Warm temperatures in parts of the polar regions kept sea ice levels depressed, and also contributed to the winter peak occurring much earlier than usual, the National Snow & Ice Data Center announced Thursday. The maximum normally isn’t reached until early March, but was recorded about a week early this year, the NSIDC said. That low occurred on the backdrop of overall dwindling sea ice levels, fueled by global warming.
The extent of Arctic sea ice is monitored by satellites throughout the year. Scientists keep a close eye on sea ice area because it is so crucial to the polar habitat and has considerable economic potential. Animals like polar bears and walruses depend on it to reach their food, and diminished ice makes the search for sustenance more difficult. Humans are interested in the opportunities afforded by ice melt in terms of new shipping lanes and oil drilling, much more controversial topics.
Changes in sea ice area have also been linked to changes in weather patterns over North America, Europe and Asia, though the connection is still tenuous.
The amount of the polar ocean covered by sea ice waxes and wanes with the seasons, reaching its lowest point at the end of summer and its peak at the end of winter. But this natural cycle has been affected by the rapid warming of the Arctic, which is happening at a much faster than the world as a whole.
As the Earth warms and ice melts, more areas of open ocean are created. The dark waters readily absorb the sun’s rays, whereas bright, white sea ice would reflect them. The heat absorbed by those waters melts more ice, creating a self-perpetuating cycle.
On average, Arctic sea ice extent has declined by 4.52 percent per decade, according to the NSIDC. The summer minimum has seen an even steeper drop of 13.7 percent per decade.
The 2015 winter maximum was measured at 5.61 million square miles, which is 425,000 square miles lower than the 1981-2010 average and the lowest winter maximum in the satellite record, which extends back to the late 1970s. It was 50,200 square miles below the previous record low maximum, set in 2011.

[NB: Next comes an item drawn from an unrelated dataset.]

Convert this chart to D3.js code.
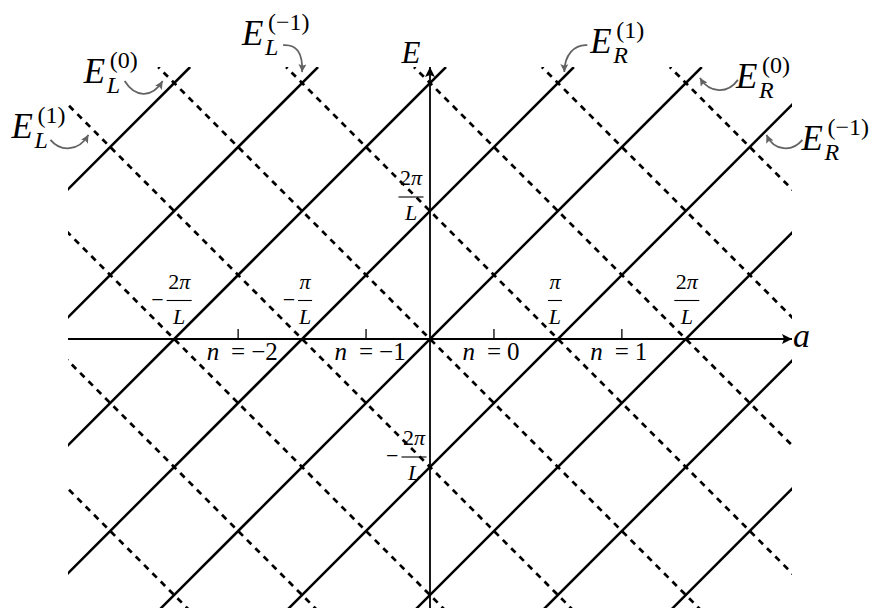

Extremely warm temperatures over the Pacific sector of the Arctic this winter—and linked to the heat that has baked the U.S. West—helped keep ice in those area much below normal.
In the first two weeks of March, temperatures were also unusually warm over parts of the Atlantic sector.
Those weather patterns contributed to the early peak, which while unusual, wasn’t unprecedented. In 1996, the peak occurred on Feb. 24.
Neither the winter maximum area nor its timing necessarily has an effect on the summer minimum. Research has shown little correlation between minimum and maximum areas, and 1996 actually was a banner year for summer extent.
“What is more important is how thick the ice is,” Julienne Stroeve, a NSIDC sea ice researcher said in an email.
Older, thicker ice is more likely to withstand the warmer temperatures of summer than younger, thinner ice. But the pressures of rapid warming have been thinning Arctic sea ice overall, recent research has shown.
How the ice has fared in terms of thickness this winter is something the NSIDC is still analyzing and will release early next month.